[Carl Jung and excerpts from “Answer to Job.”]

The book of Job is a landmark in the long historical development of a divine drama. At the time the book was written, there were already many testimonies which had given a contradictory picture of Yahweh—the picture of a God who knew no moderation in his emotions and suffered precisely from this lack of moderation. He himself admitted that he was eaten up with rage and jealousy and that this knowledge was painful to him. Insight existed along with cruelty, creative power along with destructiveness. Everything was there, and none of these qualities was an obstacle to the other. Such a condition is only conceivable either when no reflecting consciousness is present at all, or when the capacity for reflection is very feeble and a more or less adventitious phenomenon. A condition of this sort can only be described as amoral. ~Carl Jung, Answer to Job, Para 560.

It does not seem to fit God’s purpose to exempt man from conflict and hence from evil. ~Carl Jung, Answer to Job, Para 659.
The inner instability of Yahweh is the prime cause not only of the creation of the world, but also of the pleromatic drama for which mankind serves as a tragic chorus. . . . the two main climaxes are formed first by the Job tragedy and secondly by Ezekiel’s revelation. ~Carl Jung, Answer to Job, Para 686.

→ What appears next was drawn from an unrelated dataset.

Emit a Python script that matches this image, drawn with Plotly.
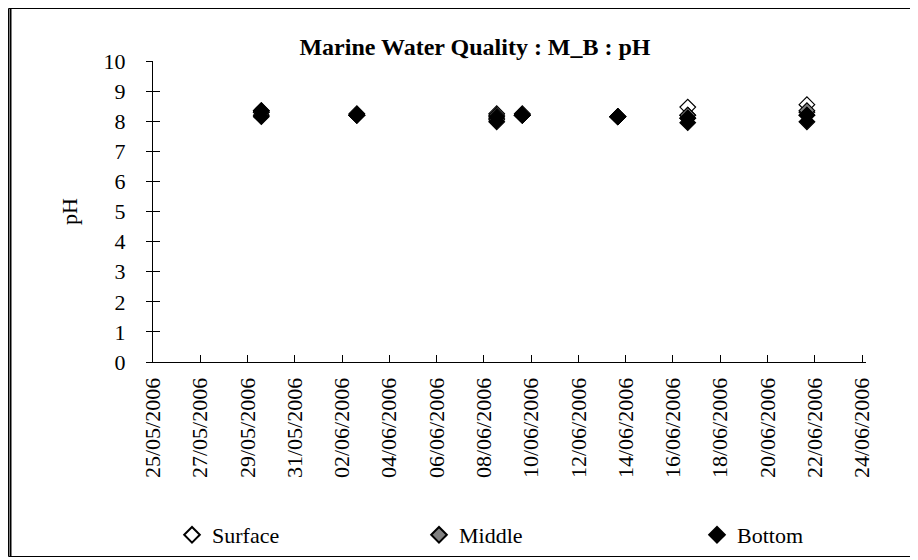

The only thing that really matters now is whether man can climb up to a higher moral level, to a higher plane of consciousness, in order to be equal to the superhuman powers which the fallen angels have played into his hands. ~Carl Jung, Answer to Job, Para 746.

Even the enlightened person remains what he is, and is never more than his own limited ego before the One who dwells within him, whose form has no knowable boundaries, who encompasses him on all sides, fathomless as the abysms of the earth and vast as the sky ~Carl Jung; Book of Job; Para. 758.

From the ancient records we know that the divine drama was enacted between God and his people, who were betrothed to him, the masculine dynamis, like a woman, and over whose faithfulness he watched jealously. A particular instance of this is Job, whose faithfulness is subjected to a savage test. As I have said, the really astonishing thing is how easily Yahweh gives in to the insinuations of Satan. If it were true that he trusted Job perfectly, it would be logical for Yahweh to defend him, unmask the malicious

slanderer, and make him pay for his defamation of God’s faithful servant. But Yahweh never thinks of it, not even after Job’s innocence has been proved. We hear nothing of a rebuke or disapproval of Satan. Therefore we cannot doubt Yahweh’s connivance. His readiness to deliver Job into Satan’s murderous hands proves that he doubts Job precisely because he projects his own tendency to unfaithfulness upon a scapegoat. There is reason to suspect that he is about to loosen his matrimonial ties with Israel but hides this intention from himself. (para. 616)

The invasion of evil signifies that something previously good has turned into something harmful . . . the ruling moral principle, although excellent to begin with, in time loses its essential connection with life, since it no longer embraces life’s variety and abundance. What is rationally correct is too narrow a concept to grasp life in its totality and give it permanent expression. ~Carl Jung, Answer to Job.